[Aim] Reproduce all of the data below without alteration; exclude every picture.

[Raw data]
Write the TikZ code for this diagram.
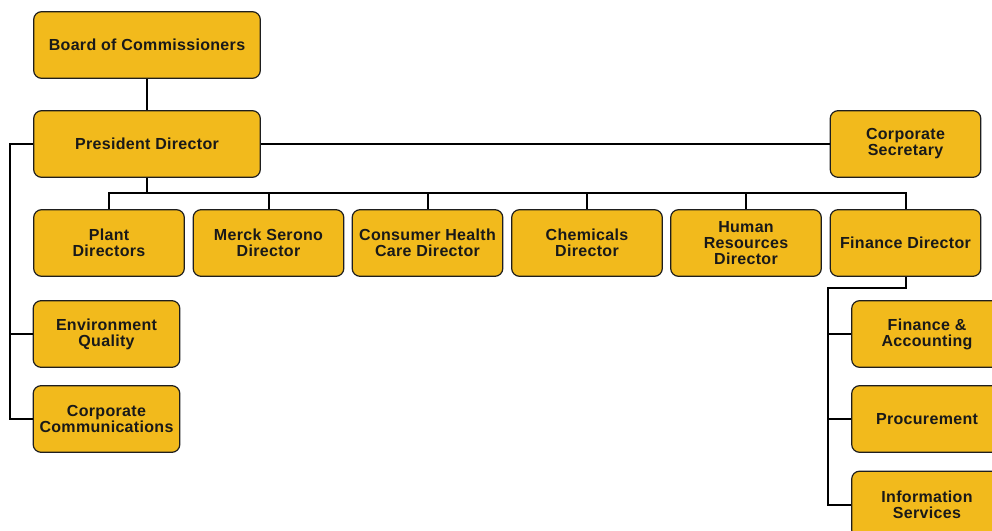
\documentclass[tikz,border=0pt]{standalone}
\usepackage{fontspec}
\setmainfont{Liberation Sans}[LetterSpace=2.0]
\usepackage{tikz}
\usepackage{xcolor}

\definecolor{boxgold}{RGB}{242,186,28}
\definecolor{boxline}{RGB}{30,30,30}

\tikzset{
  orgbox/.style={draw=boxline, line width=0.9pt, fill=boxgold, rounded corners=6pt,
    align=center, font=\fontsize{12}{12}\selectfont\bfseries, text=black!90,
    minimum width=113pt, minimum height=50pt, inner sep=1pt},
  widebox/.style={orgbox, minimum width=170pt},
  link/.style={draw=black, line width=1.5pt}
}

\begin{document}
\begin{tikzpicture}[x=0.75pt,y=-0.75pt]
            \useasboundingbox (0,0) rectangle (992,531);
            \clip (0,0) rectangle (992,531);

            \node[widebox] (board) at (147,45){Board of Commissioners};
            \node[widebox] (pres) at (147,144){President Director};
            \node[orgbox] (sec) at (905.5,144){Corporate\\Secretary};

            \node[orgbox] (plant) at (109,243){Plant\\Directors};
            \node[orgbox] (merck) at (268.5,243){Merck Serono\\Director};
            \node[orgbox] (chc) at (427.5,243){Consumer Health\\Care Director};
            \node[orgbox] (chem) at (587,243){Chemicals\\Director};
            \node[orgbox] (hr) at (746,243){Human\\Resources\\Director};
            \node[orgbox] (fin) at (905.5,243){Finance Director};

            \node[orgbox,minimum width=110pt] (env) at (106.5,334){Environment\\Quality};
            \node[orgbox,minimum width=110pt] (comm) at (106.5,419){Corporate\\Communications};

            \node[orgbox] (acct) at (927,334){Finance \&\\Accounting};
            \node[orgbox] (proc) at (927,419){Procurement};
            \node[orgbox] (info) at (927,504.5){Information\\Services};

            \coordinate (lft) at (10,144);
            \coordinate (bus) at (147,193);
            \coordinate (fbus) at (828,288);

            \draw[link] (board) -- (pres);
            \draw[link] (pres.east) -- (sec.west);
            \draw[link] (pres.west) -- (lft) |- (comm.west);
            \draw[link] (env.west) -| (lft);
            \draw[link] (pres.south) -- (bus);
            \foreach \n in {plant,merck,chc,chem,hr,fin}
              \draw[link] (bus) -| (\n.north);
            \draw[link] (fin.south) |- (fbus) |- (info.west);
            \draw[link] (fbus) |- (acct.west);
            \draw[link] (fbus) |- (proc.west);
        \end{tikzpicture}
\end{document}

[Solved exercise]
Write the TikZ code for this diagram.
\documentclass[tikz,border=0pt]{standalone}
\usepackage{fontspec}
\setmainfont{Liberation Sans}[LetterSpace=2.0]
\usepackage{tikz}
\usepackage{xcolor}

\definecolor{boxgold}{RGB}{242,186,28}
\definecolor{boxline}{RGB}{30,30,30}

\tikzset{
  orgbox/.style={draw=boxline, line width=0.9pt, fill=boxgold, rounded corners=6pt,
    align=center, font=\fontsize{12}{12}\selectfont\bfseries, text=black!90,
    minimum width=113pt, minimum height=50pt, inner sep=1pt},
  widebox/.style={orgbox, minimum width=170pt},
  link/.style={draw=black, line width=1.5pt}
}

\begin{document}
\begin{tikzpicture}[x=0.75pt,y=-0.75pt]
            \useasboundingbox (0,0) rectangle (992,531);
            \clip (0,0) rectangle (992,531);

            \node[widebox] (board) at (147,45){Board of Commissioners};
            \node[widebox] (pres) at (147,144){President Director};
            \node[orgbox] (sec) at (905.5,144){Corporate\\Secretary};

            \node[orgbox] (plant) at (109,243){Plant\\Directors};
            \node[orgbox] (merck) at (268.5,243){Merck Serono\\Director};
            \node[orgbox] (chc) at (427.5,243){Consumer Health\\Care Director};
            \node[orgbox] (chem) at (587,243){Chemicals\\Director};
            \node[orgbox] (hr) at (746,243){Human\\Resources\\Director};
            \node[orgbox] (fin) at (905.5,243){Finance Director};

            \node[orgbox,minimum width=110pt] (env) at (106.5,334){Environment\\Quality};
            \node[orgbox,minimum width=110pt] (comm) at (106.5,419){Corporate\\Communications};

            \node[orgbox] (acct) at (927,334){Finance \&\\Accounting};
            \node[orgbox] (proc) at (927,419){Procurement};
            \node[orgbox] (info) at (927,504.5){Information\\Services};

            \coordinate (lft) at (10,144);
            \coordinate (bus) at (147,193);
            \coordinate (fbus) at (828,288);

            \draw[link] (board) -- (pres);
            \draw[link] (pres.east) -- (sec.west);
            \draw[link] (pres.west) -- (lft) |- (comm.west);
            \draw[link] (env.west) -| (lft);
            \draw[link] (pres.south) -- (bus);
            \foreach \n in {plant,merck,chc,chem,hr,fin}
              \draw[link] (bus) -| (\n.north);
            \draw[link] (fin.south) |- (fbus) |- (info.west);
            \draw[link] (fbus) |- (acct.west);
            \draw[link] (fbus) |- (proc.west);
        \end{tikzpicture}
\end{document}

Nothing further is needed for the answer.